By Tom Ehrich

On 9/11 I learned two things.

First, at a time when I knew my nation was under attack but didn’t know yet how widespread that attack was, I felt a powerful urge to protect my family. America is many things, but first and foremost, it is where people I love make their homes, alongside other people and the ones they love. What binds us to this land is love.

Second, I saw firsthand the ultimate worth of a free and inquiring press. As we drove hastily from a conference in Gaithersburg, MD, to our homes in Durham, NC, we listened to National Public Radio’s assiduous efforts to gather accurate news. I didn’t want propaganda. I didn’t want politicians’ blatherings. I didn’t want patriotic songs at top volume.
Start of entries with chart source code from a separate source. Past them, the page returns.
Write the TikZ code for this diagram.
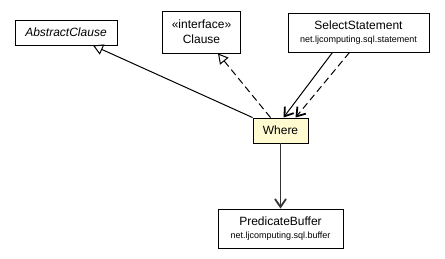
\documentclass[tikz,border=0pt]{standalone}
\usepackage{fontspec}
\setmainfont{Liberation Sans}
\usetikzlibrary{arrows.meta, positioning}

\definecolor{whereyellow}{RGB}{255,250,208}

\newcommand{\pkgname}[1]{{\fontsize{9}{10}\selectfont #1}}

\tikzset{
  umlclass/.style={draw, line width=0.9pt, inner sep=0pt, align=center,
    font=\fontsize{12}{13}\selectfont},
  uses/.style={-{Straight Barb[length=8pt, width=11pt, line width=1.8pt]}, line width=1pt},
  extends/.style={-{Triangle[open, length=10pt, width=11pt, line width=1pt]}, line width=1pt},
  dashpat/.style={dash pattern=on 7pt off 4pt},
}

\begin{document}
\begin{tikzpicture}[x=1pt, y=-1pt]
\useasboundingbox (0,0) rectangle (445,259);

\node [umlclass, minimum width=102pt, minimum height=25pt,
  font=\fontsize{12}{13}\selectfont\itshape] (abstract) at (66,32.5) {AbstractClause};

\node [umlclass, minimum width=78pt, minimum height=42pt] (clause) at (201.5,32) {
	«interface» \\[2pt]
	Clause
};

\node [umlclass, minimum width=141pt, minimum height=39pt] (select) at (358.5,32.5) {
	SelectStatement \\
	\pkgname{net.ljcomputing.sql.statement}
};

\node [umlclass, fill=whereyellow, minimum width=55pt, minimum height=25pt] (where) at (280.5,130.5) {Where};

\node [umlclass, minimum width=125pt, minimum height=39pt] (buffer) at (280.5,228.5) {
	PredicateBuffer \\
	\pkgname{net.ljcomputing.sql.buffer}
};

\draw [extends] (where.north west) -- ([xshift=27pt]abstract.south);
\draw [extends, dashpat] ([xshift=-10pt]where.north) -- ([xshift=16.5pt]clause.south);
\draw [uses] ([xshift=-26pt]select.south) -- ([xshift=3pt]where.north);
\draw [uses, dashpat] ([xshift=-9pt]select.south) -- ([xshift=15pt]where.north);
\draw [uses, draw=black!80] (where) -- (buffer);

\end{tikzpicture}
\end{document}
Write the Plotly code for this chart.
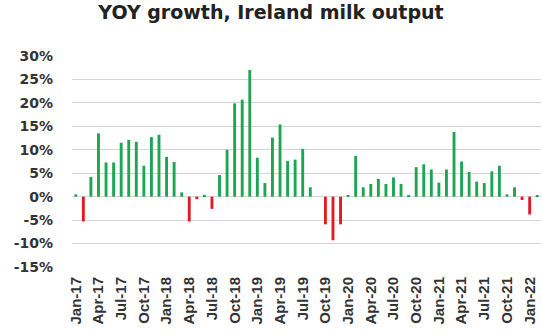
import plotly.graph_objects as go

month_names = ["Jan", "Feb", "Mar", "Apr", "May", "Jun",
               "Jul", "Aug", "Sep", "Oct", "Nov", "Dec"]
years = ["17", "18", "19", "20", "21", "22"]
months = [f"{m}-{y}" for y in years for m in month_names][:62]  # Jan-17 .. Feb-22

yoy_growth = [
    0.5, -5.3, 4.2, 13.5, 7.3, 7.3, 11.5, 12.1, 11.7, 6.6, 12.7, 13.2,
    8.5, 7.4, 0.9, -5.3, -0.5, 0.4, -2.6, 4.6, 10.0, 19.9, 20.7, 27.0,
    8.3, 2.9, 12.6, 15.4, 7.6, 7.9, 10.2, 2.0, 0.0, -5.9, -9.3, -5.9,
    0.3, 8.7, 2.0, 2.7, 3.8, 2.7, 4.1, 2.7, 0.3, 6.3, 6.9, 5.8,
    3.0, 5.8, 13.8, 7.5, 5.3, 3.2, 2.9, 5.4, 6.6, 0.5, 2.0, -0.7,
    -3.8, 0.3,
]

tick_labels = months[::3]
y_ticks = [-15, -10, -5, 0, 5, 10, 15, 20, 25, 30]
y_tick_text = [f"{v}%" for v in y_ticks]

GREEN = "#1ea551"
RED = "#e01b23"
colors = [GREEN if v >= 0 else RED for v in yoy_growth]

fig = go.Figure(
    go.Bar(x=months, y=yoy_growth, marker=dict(color=colors, line=dict(width=0)))
)

fig.update_layout(
    width=542,
    height=336,
    margin=dict(l=72, r=1, t=56, b=69, autoexpand=False),
    paper_bgcolor="white",
    plot_bgcolor="white",
    bargap=0.62,
    showlegend=False,
    title=dict(
        text="YOY growth, Ireland milk output",
        x=0.5,
        xanchor="center",
        xref="container",
        y=1 - 12 / 336,
        yref="container",
        yanchor="middle",
        font=dict(family="DejaVu Sans", size=19, weight="bold", color="#222222"),
    ),
)

fig.update_xaxes(
    type="category",
    tickmode="array",
    tickvals=tick_labels,
    ticktext=tick_labels,
    tickangle=-90,
    showgrid=False,
    showline=False,
    ticks="",
    automargin=False,
    ticklabelstandoff=6,
    tickfont=dict(family="Liberation Sans", size=15, weight="bold", color="#333333"),
    range=[-0.5, 61.5],
)

fig.update_yaxes(
    range=[-15, 30],
    tickmode="array",
    tickvals=y_ticks,
    ticktext=y_tick_text,
    showgrid=True,
    gridcolor="#d6d6d6",
    gridwidth=1.3,
    zeroline=True,
    zerolinecolor="#d6d6d6",
    zerolinewidth=1.3,
    showline=False,
    ticks="",
    automargin=False,
    ticklabelstandoff=18,
    tickfont=dict(family="DejaVu Sans", size=14, weight="bold", color="#333333"),
)

fig.write_html(
    "out.html",
    config={"displayModeBar": False},
    post_script="document.body.style.margin='0';document.body.style.overflow='hidden';",
)
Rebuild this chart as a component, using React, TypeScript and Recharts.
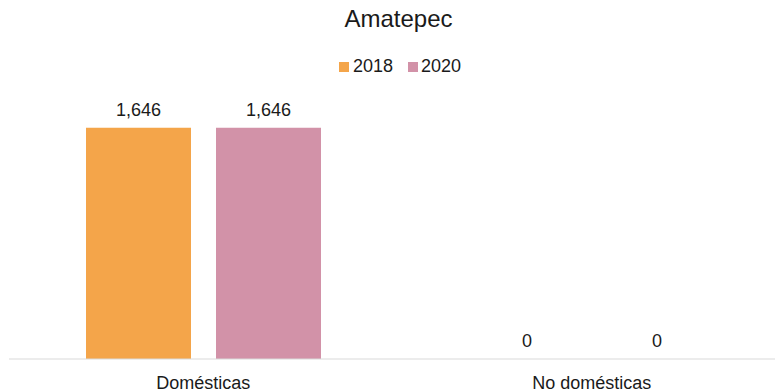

I wanted information. I wanted facts. I wanted a trustworthy news media to cut through the “fog of war” and present the accurate accounts that would help me be an effective husband, father, neighbor and citizen.

In the days after 9/11, I learned other things. But one stands out. This attack wasn’t about religion. It was about extremism pretending to be faithful. It was about nihilists seeking to destroy, and frightened people seeking to terrorize others. It was about evil, not Islam, Judaism or Christianity. We wouldn’t make ourselves safer by burning mosques, any more than others could make themselves safer by burning synagogues and churches. We would make our world safer only by standing together against extremism.

In the fourteen years since 9/11, many have tried to turn love of nation into hatred of minorities. They have tried to distort the media and offer propaganda as truth. And they have elevated extremism to a first principle of presidential politics.

It is tragic what happened on 9/11. It is tragic how little we ended up learning.